Targeting the interface of the pathological complex of α-synuclein and TPPP/p25

•TPPP/p25 and α-synuclein (SYN) display physiological and pathological functions.•Mutants/fragments of SYN were produced to identify the interface of TPPP/p25-SYN complex.•121–140 aa segment of SYN is crucial for TPPP/p25 binding.•Targeting interface of proteins with multiple functions is an innovative strategy for drug discovery.

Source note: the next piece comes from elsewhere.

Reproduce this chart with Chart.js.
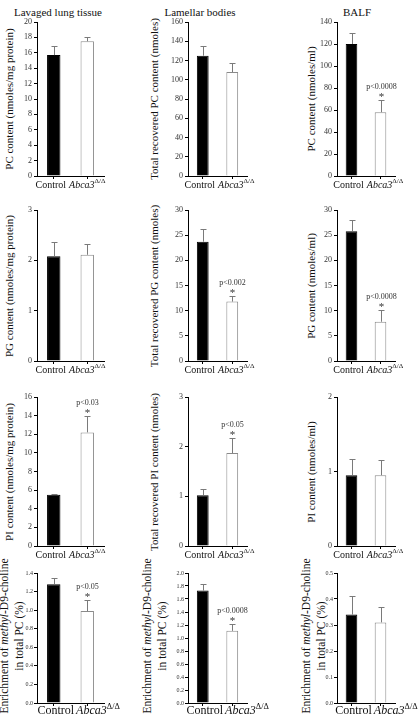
<!DOCTYPE html>
<html><head><meta charset="utf-8">
<script src="https://cdn.jsdelivr.net/npm/chart.js@4"></script>
<style>
body{margin:0;width:419px;height:715px;overflow:hidden;background:#fff;position:relative;font-family:"Liberation Serif","Times New Roman",serif;color:#111;}
canvas{position:absolute;}
.yt{position:absolute;white-space:nowrap;transform:translate(-50%,-50%) rotate(-90deg);font-size:11px;line-height:1.25;text-align:center;}
.ct{position:absolute;transform:translate(-50%,-50%);font-size:11px;white-space:nowrap;}
</style></head><body>
<script>
// ---- data ----
const categories = ['Control', 'Abca3'];
const pcLungMean = [15.7, 17.5], pcLungErr = [1.2, 0.6], pcLungSig = ['', ''];
const pcLbMean = [125, 108],     pcLbErr = [10, 9],      pcLbSig = ['', ''];
const pcBalfMean = [120, 58],    pcBalfErr = [10, 11],   pcBalfSig = ['', 'p<0.0008'];
const pgLungMean = [2.08, 2.11], pgLungErr = [0.29, 0.22], pgLungSig = ['', ''];
const pgLbMean = [23.7, 11.8],   pgLbErr = [2.6, 1.2],   pgLbSig = ['', 'p<0.002'];
const pgBalfMean = [25.8, 7.8],  pgBalfErr = [2.2, 2.4], pgBalfSig = ['', 'p<0.0008'];
const piLungMean = [5.5, 12.2],  piLungErr = [0.1, 1.8], piLungSig = ['', 'p<0.03'];
const piLbMean = [1.02, 1.87],   piLbErr = [0.12, 0.3],  piLbSig = ['', 'p<0.05'];
const piBalfMean = [0.95, 0.95], piBalfErr = [0.22, 0.2], piBalfSig = ['', ''];
const enLungMean = [1.28, 0.99], enLungErr = [0.07, 0.12], enLungSig = ['', 'p<0.05'];
const enLbMean = [1.73, 1.11],   enLbErr = [0.1, 0.11],  enLbSig = ['', 'p<0.0008'];
const enBalfMean = [0.34, 0.31], enBalfErr = [0.07, 0.06], enBalfSig = ['', ''];
// y-axis tick ranges: [max, step, decimals]
const yTicks = [[20,2,0],[160,20,0],[140,20,0],[3,1,0],[30,5,0],[30,5,0],[16,2,0],[3,1,0],[2,1,0],[1.4,0.2,1],[2.0,0.2,1],[0.5,0.1,1]];
const colTitles = ['Lavaged lung tissue', 'Lamellar bodies', 'BALF'];
const yTitles = ['PC content (nmoles/mg protein)','Total recovered PC content (nmoles)','PC content (nmoles/ml)',
 'PG content (nmoles/mg protein)','Total recovered PG content (nmoles)','PG content (nmoles/ml)',
 'PI content (nmoles/mg protein)','Total recovered PI content (nmoles)','PI content (nmoles/ml)'];

const series = [
 [pcLungMean,pcLungErr,pcLungSig],[pcLbMean,pcLbErr,pcLbSig],[pcBalfMean,pcBalfErr,pcBalfSig],
 [pgLungMean,pgLungErr,pgLungSig],[pgLbMean,pgLbErr,pgLbSig],[pgBalfMean,pgBalfErr,pgBalfSig],
 [piLungMean,piLungErr,piLungSig],[piLbMean,piLbErr,piLbSig],[piBalfMean,piBalfErr,piBalfSig],
 [enLungMean,enLungErr,enLungSig],[enLbMean,enLbErr,enLbSig],[enBalfMean,enBalfErr,enBalfSig]];

// ---- layout ----
const axisX = [37,188,337], xRight = [104,247,395];
const yTop = [22,210,397,573], yBot = [176,361,546,703];
const colTitleX = [58,200,357];
const yTitleX = [10,155,312];
const yTitleY = [99,286,472];

colTitles.forEach((t,i)=>{
  const d=document.createElement('div'); d.className='ct'; d.textContent=t;
  d.style.left=colTitleX[i]+'px'; d.style.top='12px'; document.body.appendChild(d);
});
yTitles.forEach((t,k)=>{
  const r=Math.floor(k/3), c=k%3;
  const d=document.createElement('div'); d.className='yt'; d.textContent=t;
  d.style.left=yTitleX[c]+'px'; d.style.top=yTitleY[r]+'px'; document.body.appendChild(d);
});
[12,155,314].forEach((x)=>{
  const d=document.createElement('div'); d.className='yt'; d.style.fontSize='11.5px'; d.style.lineHeight='1.3';
  d.innerHTML='Enrichment of <i>methyl</i>-D9-choline<br>in total PC (%)';
  d.style.left=x+'px'; d.style.top='636px'; document.body.appendChild(d);
});

function makePlugin(mean, err, sig, big){
  return {
    id:'errbars',
    afterDatasetsDraw(chart){
      const ctx=chart.ctx, meta=chart.getDatasetMeta(0), y=chart.scales.y;
      ctx.save();
      ctx.strokeStyle='#7a7a7a'; ctx.lineWidth=1;
      mean.forEach((v,i)=>{
        const cx=Math.round(meta.data[i].x)+0.5;
        const y0=y.getPixelForValue(v), y1=Math.round(y.getPixelForValue(v+err[i]))+0.5;
        ctx.beginPath(); ctx.moveTo(cx,y0); ctx.lineTo(cx,y1);
        ctx.moveTo(cx-3,y1); ctx.lineTo(cx+3,y1); ctx.stroke();
        if(sig[i]){
          ctx.fillStyle='#333'; ctx.textAlign='center'; ctx.textBaseline='middle';
          ctx.font='8px "Liberation Serif"'; ctx.fillText(sig[i], cx, y1-14);
          ctx.font='11px "Liberation Serif"'; ctx.fillText('*', cx, y1-3);
        }
      });
      // x category labels
      const base=chart.chartArea.bottom + (big?8:9);
      const fs = big?12:10;
      ctx.fillStyle='#111'; ctx.textBaseline='middle'; ctx.textAlign='left';
      const c0=meta.data[0].x;
      ctx.font=fs+'px "Liberation Serif"';
      const wc=ctx.measureText(categories[0]).width;
      const cc = c0 + (big?2:-3);
      ctx.fillText(categories[0], cc-wc/2, base);
      const sx = cc + wc/2 + (big?2:3);
      ctx.font='italic '+fs+'px "Liberation Serif"';
      const w1=ctx.measureText(categories[1]).width;
      ctx.fillText(categories[1], sx, base);
      ctx.font=(fs*0.7)+'px "Liberation Serif"';
      ctx.fillText('Δ/Δ', sx+w1, base-fs*0.35);
      ctx.restore();
    }
  };
}

series.forEach((s,k)=>{
  const r=Math.floor(k/3), c=k%3;
  const [mean, err, sig]=s;
  const [ymax, ystep, dec]=yTicks[k];
  const big = r===3;
  const padR = big?30:20;
  const left=axisX[c]-32, top=yTop[r]-10;
  const w=xRight[c]-left+padR, h=yBot[r]-top+18;
  const cv=document.createElement('canvas');
  cv.width=w; cv.height=h; cv.style.left=left+'px'; cv.style.top=top+'px';
  cv.style.width=w+'px'; cv.style.height=h+'px';
  document.body.appendChild(cv);
  new Chart(cv,{
    type:'bar',
    data:{labels:categories, datasets:[{data:mean,
      backgroundColor:['#000000','#ffffff'], borderColor:['#000000','#8a8a8a'], borderWidth:1,
      barPercentage:0.4, categoryPercentage:1}]},
    options:{
      responsive:false, animation:false, devicePixelRatio:1,
      layout:{padding:{top:10,right:padR,left:0,bottom:0}},
      plugins:{legend:{display:false},tooltip:{enabled:false}},
      scales:{
        x:{grid:{display:true,drawOnChartArea:false,drawTicks:true,tickLength:3,offset:false,color:'#000'},
           border:{display:true,color:'#000',width:1},
           ticks:{display:false},
           afterFit(sc){sc.height=18;}},
        y:{min:0,max:ymax,
           ticks:{stepSize:ystep,padding:big?1:2,color:'#333',font:{family:'Liberation Serif',size:big?6:8},
             callback:(v)=>Number(v).toFixed(dec)},
           grid:{display:true,drawOnChartArea:false,drawTicks:true,tickLength:3,color:'#000'},
           border:{display:true,color:'#000',width:1},
           afterFit(sc){sc.width=32;}}
      }
    },
    plugins:[makePlugin(mean,err,sig,big)]
  });
});
</script>
</body></html>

The pathological interaction of intrinsically disordered proteins, such as α-synuclein (SYN) and Tubulin Polymerization Promoting Protein (TPPP/p25), is often associated with neurodegenerative disorders. These hallmark proteins are co-enriched and co-localized in brain inclusions of Parkinson's disease and other synucleinopathies; yet, their successful targeting does not provide adequate effect due to their multiple functions. Here we characterized the interactions of the human recombinant wild type SYN, its truncated forms (SYN1–120, SYN95–140), a synthetized peptide (SYN126–140) and a proteolytic fragment (SYN103–140) with TPPP/p25 to identify the SYN segment involved in the interaction. The binding of SYN103–140 to TPPP/p25 detected by ELISA suggested the involvement of a segment within the C-terminal of SYN. The studies performed with ELISA, Microscale Thermophoresis and affinity chromatography proved that SYN95–140 and SYN126–140 – in contrast to SYN1–120 – displayed significant binding to TPPP/p25. Fluorescence assay with ANS, a molten globule indicator, showed that SYN, but not SYN1–120 abolished the zinc-induced local folding of both the full length as well as the N- and C-terminal-free (core) TPPP/p25; SYN95–140 and SYN126–140 were effective as well. The aggregation-prone properties of the SYN species with full length or core TPPP/p25 visualized by immunofluorescent microscopy demonstrated that SYN95–140 and SYN126–140, but not SYN1–120, induced co-enrichment and massive intracellular aggregation after their premixing and uptake from the medium. These data with their innovative impact could contribute to the development of anti-Parkinson drugs with unique specificity by targeting the interface of the pathological TPPP/p25-SYN complex.